--- Begin DATA ENTRIES ---

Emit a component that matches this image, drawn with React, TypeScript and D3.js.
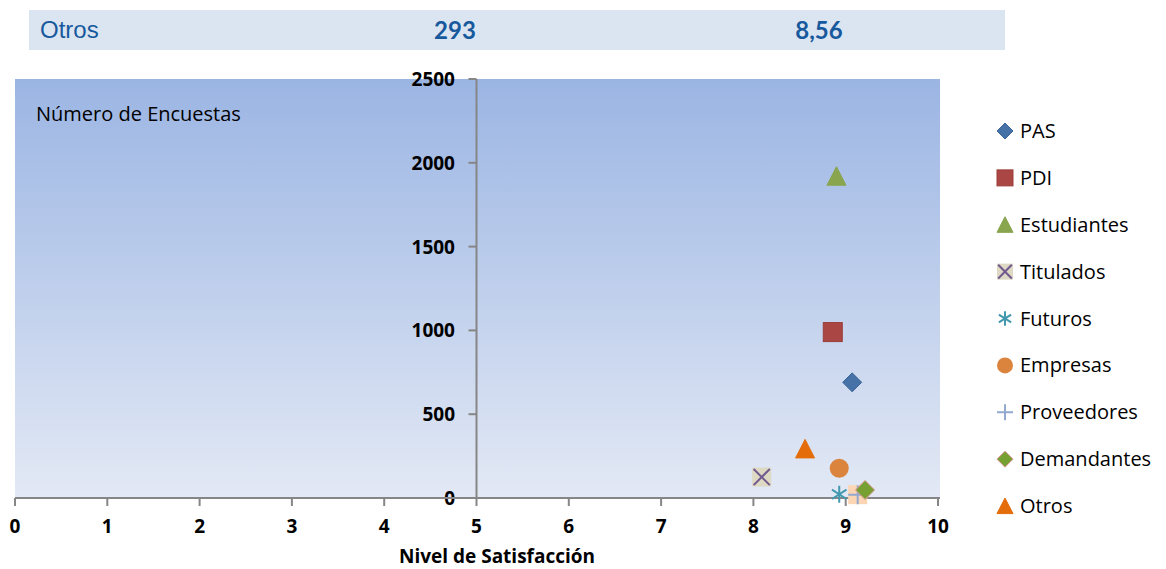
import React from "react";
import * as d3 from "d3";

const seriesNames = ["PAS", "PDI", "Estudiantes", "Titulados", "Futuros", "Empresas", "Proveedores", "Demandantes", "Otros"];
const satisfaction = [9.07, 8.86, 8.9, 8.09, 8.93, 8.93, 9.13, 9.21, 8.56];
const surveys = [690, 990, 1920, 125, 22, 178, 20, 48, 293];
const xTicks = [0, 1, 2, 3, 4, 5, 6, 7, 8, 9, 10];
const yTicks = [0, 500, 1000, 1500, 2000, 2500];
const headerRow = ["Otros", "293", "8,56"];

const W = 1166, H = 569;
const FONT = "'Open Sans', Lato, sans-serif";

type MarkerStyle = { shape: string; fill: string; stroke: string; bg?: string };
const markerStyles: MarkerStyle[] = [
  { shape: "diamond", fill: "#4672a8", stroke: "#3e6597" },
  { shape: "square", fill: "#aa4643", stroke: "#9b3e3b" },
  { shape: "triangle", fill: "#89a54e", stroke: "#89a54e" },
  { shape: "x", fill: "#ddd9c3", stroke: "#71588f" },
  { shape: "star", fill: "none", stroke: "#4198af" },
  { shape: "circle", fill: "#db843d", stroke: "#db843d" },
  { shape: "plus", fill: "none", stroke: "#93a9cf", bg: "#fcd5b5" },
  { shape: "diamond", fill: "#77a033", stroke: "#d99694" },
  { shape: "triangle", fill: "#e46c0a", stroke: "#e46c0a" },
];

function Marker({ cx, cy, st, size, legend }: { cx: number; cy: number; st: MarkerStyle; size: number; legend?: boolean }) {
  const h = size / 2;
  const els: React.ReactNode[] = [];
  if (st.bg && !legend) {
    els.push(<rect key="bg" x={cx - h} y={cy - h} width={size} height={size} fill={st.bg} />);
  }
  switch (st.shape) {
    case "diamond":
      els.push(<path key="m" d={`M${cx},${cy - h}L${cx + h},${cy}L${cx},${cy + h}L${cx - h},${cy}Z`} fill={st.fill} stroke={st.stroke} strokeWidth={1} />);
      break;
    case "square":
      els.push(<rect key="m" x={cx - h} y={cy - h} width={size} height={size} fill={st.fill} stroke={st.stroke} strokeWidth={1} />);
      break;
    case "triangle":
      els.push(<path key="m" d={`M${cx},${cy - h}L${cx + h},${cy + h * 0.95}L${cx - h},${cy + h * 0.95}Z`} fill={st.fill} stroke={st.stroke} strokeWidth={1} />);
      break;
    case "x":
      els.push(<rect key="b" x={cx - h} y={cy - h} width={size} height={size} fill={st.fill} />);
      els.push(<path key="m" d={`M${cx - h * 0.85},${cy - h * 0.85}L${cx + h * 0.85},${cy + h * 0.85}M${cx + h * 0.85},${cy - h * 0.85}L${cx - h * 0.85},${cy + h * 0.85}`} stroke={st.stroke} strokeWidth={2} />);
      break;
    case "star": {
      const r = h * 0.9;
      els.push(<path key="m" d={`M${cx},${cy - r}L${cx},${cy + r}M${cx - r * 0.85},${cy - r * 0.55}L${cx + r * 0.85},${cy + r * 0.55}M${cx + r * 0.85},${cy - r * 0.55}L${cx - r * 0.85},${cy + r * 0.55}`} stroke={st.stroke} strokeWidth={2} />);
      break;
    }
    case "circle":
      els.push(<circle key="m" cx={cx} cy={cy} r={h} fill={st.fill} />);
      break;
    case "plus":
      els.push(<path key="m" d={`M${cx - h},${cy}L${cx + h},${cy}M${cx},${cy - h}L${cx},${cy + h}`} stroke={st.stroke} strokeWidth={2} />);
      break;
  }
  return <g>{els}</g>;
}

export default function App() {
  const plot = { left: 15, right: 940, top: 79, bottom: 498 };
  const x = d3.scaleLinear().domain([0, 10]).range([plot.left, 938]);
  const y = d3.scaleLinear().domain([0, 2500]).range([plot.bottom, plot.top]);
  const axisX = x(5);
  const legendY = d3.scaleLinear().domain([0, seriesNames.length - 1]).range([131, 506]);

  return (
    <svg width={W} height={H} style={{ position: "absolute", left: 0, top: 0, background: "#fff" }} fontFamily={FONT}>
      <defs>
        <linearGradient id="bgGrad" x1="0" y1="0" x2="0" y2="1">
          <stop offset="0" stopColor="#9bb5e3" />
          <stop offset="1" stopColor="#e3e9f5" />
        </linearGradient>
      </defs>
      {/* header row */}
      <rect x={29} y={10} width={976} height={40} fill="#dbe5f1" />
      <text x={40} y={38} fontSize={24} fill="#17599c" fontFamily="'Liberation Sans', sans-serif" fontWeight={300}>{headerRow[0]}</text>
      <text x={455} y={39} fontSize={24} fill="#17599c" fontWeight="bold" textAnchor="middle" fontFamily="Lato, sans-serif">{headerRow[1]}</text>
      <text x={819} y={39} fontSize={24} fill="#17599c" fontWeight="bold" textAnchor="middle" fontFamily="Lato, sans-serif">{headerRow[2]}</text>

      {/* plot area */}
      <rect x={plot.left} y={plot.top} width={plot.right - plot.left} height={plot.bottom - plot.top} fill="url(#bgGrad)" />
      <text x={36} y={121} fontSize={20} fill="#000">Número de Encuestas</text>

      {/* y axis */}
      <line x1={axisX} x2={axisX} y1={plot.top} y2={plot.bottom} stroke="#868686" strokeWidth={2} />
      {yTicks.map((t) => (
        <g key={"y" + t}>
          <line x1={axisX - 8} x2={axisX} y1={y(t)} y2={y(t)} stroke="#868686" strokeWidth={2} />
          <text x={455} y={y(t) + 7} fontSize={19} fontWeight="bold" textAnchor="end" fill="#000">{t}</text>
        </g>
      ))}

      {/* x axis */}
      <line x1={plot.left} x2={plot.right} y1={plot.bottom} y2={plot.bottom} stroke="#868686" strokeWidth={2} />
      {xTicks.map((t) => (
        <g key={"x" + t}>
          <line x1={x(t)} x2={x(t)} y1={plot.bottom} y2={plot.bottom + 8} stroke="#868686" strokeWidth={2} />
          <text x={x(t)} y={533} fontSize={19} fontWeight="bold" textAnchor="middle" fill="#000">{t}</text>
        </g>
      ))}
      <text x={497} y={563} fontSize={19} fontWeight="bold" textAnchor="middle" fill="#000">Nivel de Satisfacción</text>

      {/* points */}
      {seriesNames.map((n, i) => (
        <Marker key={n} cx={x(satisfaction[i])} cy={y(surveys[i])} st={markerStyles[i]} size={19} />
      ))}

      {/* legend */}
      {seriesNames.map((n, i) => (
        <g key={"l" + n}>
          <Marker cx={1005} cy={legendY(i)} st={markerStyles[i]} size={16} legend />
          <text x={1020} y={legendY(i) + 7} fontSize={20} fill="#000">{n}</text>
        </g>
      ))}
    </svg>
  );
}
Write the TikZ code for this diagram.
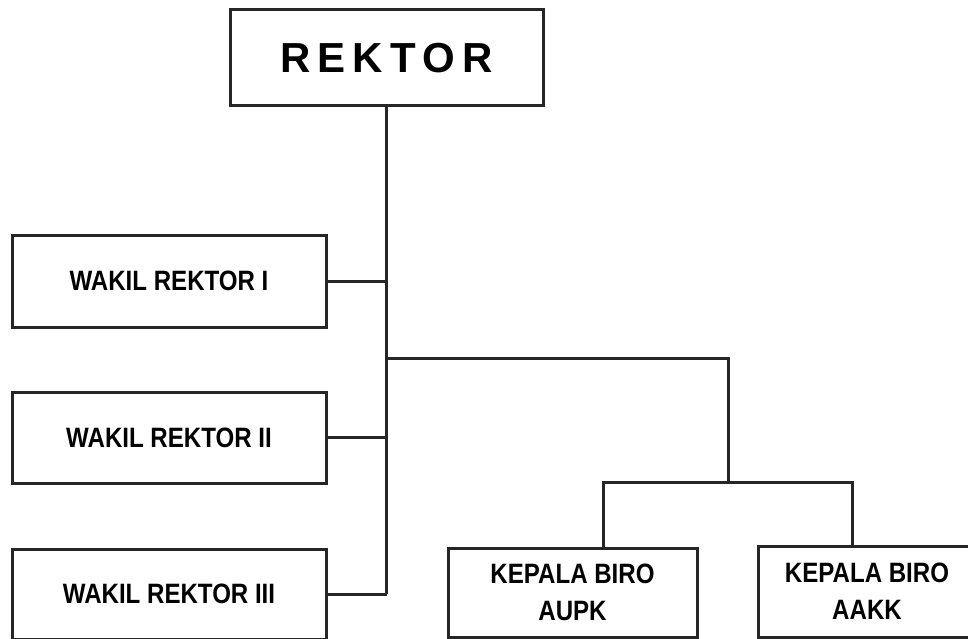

--- End DATA ENTRIES ---

Output the entries above exactly, without their pictures.

ANSWER TO THIS EXERCISE:
Emit a component that matches this image, drawn with React, TypeScript and D3.js.
import React from "react";
import * as d3 from "d3";

const seriesNames = ["PAS", "PDI", "Estudiantes", "Titulados", "Futuros", "Empresas", "Proveedores", "Demandantes", "Otros"];
const satisfaction = [9.07, 8.86, 8.9, 8.09, 8.93, 8.93, 9.13, 9.21, 8.56];
const surveys = [690, 990, 1920, 125, 22, 178, 20, 48, 293];
const xTicks = [0, 1, 2, 3, 4, 5, 6, 7, 8, 9, 10];
const yTicks = [0, 500, 1000, 1500, 2000, 2500];
const headerRow = ["Otros", "293", "8,56"];

const W = 1166, H = 569;
const FONT = "'Open Sans', Lato, sans-serif";

type MarkerStyle = { shape: string; fill: string; stroke: string; bg?: string };
const markerStyles: MarkerStyle[] = [
  { shape: "diamond", fill: "#4672a8", stroke: "#3e6597" },
  { shape: "square", fill: "#aa4643", stroke: "#9b3e3b" },
  { shape: "triangle", fill: "#89a54e", stroke: "#89a54e" },
  { shape: "x", fill: "#ddd9c3", stroke: "#71588f" },
  { shape: "star", fill: "none", stroke: "#4198af" },
  { shape: "circle", fill: "#db843d", stroke: "#db843d" },
  { shape: "plus", fill: "none", stroke: "#93a9cf", bg: "#fcd5b5" },
  { shape: "diamond", fill: "#77a033", stroke: "#d99694" },
  { shape: "triangle", fill: "#e46c0a", stroke: "#e46c0a" },
];

function Marker({ cx, cy, st, size, legend }: { cx: number; cy: number; st: MarkerStyle; size: number; legend?: boolean }) {
  const h = size / 2;
  const els: React.ReactNode[] = [];
  if (st.bg && !legend) {
    els.push(<rect key="bg" x={cx - h} y={cy - h} width={size} height={size} fill={st.bg} />);
  }
  switch (st.shape) {
    case "diamond":
      els.push(<path key="m" d={`M${cx},${cy - h}L${cx + h},${cy}L${cx},${cy + h}L${cx - h},${cy}Z`} fill={st.fill} stroke={st.stroke} strokeWidth={1} />);
      break;
    case "square":
      els.push(<rect key="m" x={cx - h} y={cy - h} width={size} height={size} fill={st.fill} stroke={st.stroke} strokeWidth={1} />);
      break;
    case "triangle":
      els.push(<path key="m" d={`M${cx},${cy - h}L${cx + h},${cy + h * 0.95}L${cx - h},${cy + h * 0.95}Z`} fill={st.fill} stroke={st.stroke} strokeWidth={1} />);
      break;
    case "x":
      els.push(<rect key="b" x={cx - h} y={cy - h} width={size} height={size} fill={st.fill} />);
      els.push(<path key="m" d={`M${cx - h * 0.85},${cy - h * 0.85}L${cx + h * 0.85},${cy + h * 0.85}M${cx + h * 0.85},${cy - h * 0.85}L${cx - h * 0.85},${cy + h * 0.85}`} stroke={st.stroke} strokeWidth={2} />);
      break;
    case "star": {
      const r = h * 0.9;
      els.push(<path key="m" d={`M${cx},${cy - r}L${cx},${cy + r}M${cx - r * 0.85},${cy - r * 0.55}L${cx + r * 0.85},${cy + r * 0.55}M${cx + r * 0.85},${cy - r * 0.55}L${cx - r * 0.85},${cy + r * 0.55}`} stroke={st.stroke} strokeWidth={2} />);
      break;
    }
    case "circle":
      els.push(<circle key="m" cx={cx} cy={cy} r={h} fill={st.fill} />);
      break;
    case "plus":
      els.push(<path key="m" d={`M${cx - h},${cy}L${cx + h},${cy}M${cx},${cy - h}L${cx},${cy + h}`} stroke={st.stroke} strokeWidth={2} />);
      break;
  }
  return <g>{els}</g>;
}

export default function App() {
  const plot = { left: 15, right: 940, top: 79, bottom: 498 };
  const x = d3.scaleLinear().domain([0, 10]).range([plot.left, 938]);
  const y = d3.scaleLinear().domain([0, 2500]).range([plot.bottom, plot.top]);
  const axisX = x(5);
  const legendY = d3.scaleLinear().domain([0, seriesNames.length - 1]).range([131, 506]);

  return (
    <svg width={W} height={H} style={{ position: "absolute", left: 0, top: 0, background: "#fff" }} fontFamily={FONT}>
      <defs>
        <linearGradient id="bgGrad" x1="0" y1="0" x2="0" y2="1">
          <stop offset="0" stopColor="#9bb5e3" />
          <stop offset="1" stopColor="#e3e9f5" />
        </linearGradient>
      </defs>
      {/* header row */}
      <rect x={29} y={10} width={976} height={40} fill="#dbe5f1" />
      <text x={40} y={38} fontSize={24} fill="#17599c" fontFamily="'Liberation Sans', sans-serif" fontWeight={300}>{headerRow[0]}</text>
      <text x={455} y={39} fontSize={24} fill="#17599c" fontWeight="bold" textAnchor="middle" fontFamily="Lato, sans-serif">{headerRow[1]}</text>
      <text x={819} y={39} fontSize={24} fill="#17599c" fontWeight="bold" textAnchor="middle" fontFamily="Lato, sans-serif">{headerRow[2]}</text>

      {/* plot area */}
      <rect x={plot.left} y={plot.top} width={plot.right - plot.left} height={plot.bottom - plot.top} fill="url(#bgGrad)" />
      <text x={36} y={121} fontSize={20} fill="#000">Número de Encuestas</text>

      {/* y axis */}
      <line x1={axisX} x2={axisX} y1={plot.top} y2={plot.bottom} stroke="#868686" strokeWidth={2} />
      {yTicks.map((t) => (
        <g key={"y" + t}>
          <line x1={axisX - 8} x2={axisX} y1={y(t)} y2={y(t)} stroke="#868686" strokeWidth={2} />
          <text x={455} y={y(t) + 7} fontSize={19} fontWeight="bold" textAnchor="end" fill="#000">{t}</text>
        </g>
      ))}

      {/* x axis */}
      <line x1={plot.left} x2={plot.right} y1={plot.bottom} y2={plot.bottom} stroke="#868686" strokeWidth={2} />
      {xTicks.map((t) => (
        <g key={"x" + t}>
          <line x1={x(t)} x2={x(t)} y1={plot.bottom} y2={plot.bottom + 8} stroke="#868686" strokeWidth={2} />
          <text x={x(t)} y={533} fontSize={19} fontWeight="bold" textAnchor="middle" fill="#000">{t}</text>
        </g>
      ))}
      <text x={497} y={563} fontSize={19} fontWeight="bold" textAnchor="middle" fill="#000">Nivel de Satisfacción</text>

      {/* points */}
      {seriesNames.map((n, i) => (
        <Marker key={n} cx={x(satisfaction[i])} cy={y(surveys[i])} st={markerStyles[i]} size={19} />
      ))}

      {/* legend */}
      {seriesNames.map((n, i) => (
        <g key={"l" + n}>
          <Marker cx={1005} cy={legendY(i)} st={markerStyles[i]} size={16} legend />
          <text x={1020} y={legendY(i) + 7} fontSize={20} fill="#000">{n}</text>
        </g>
      ))}
    </svg>
  );
}
Write the TikZ code for this diagram.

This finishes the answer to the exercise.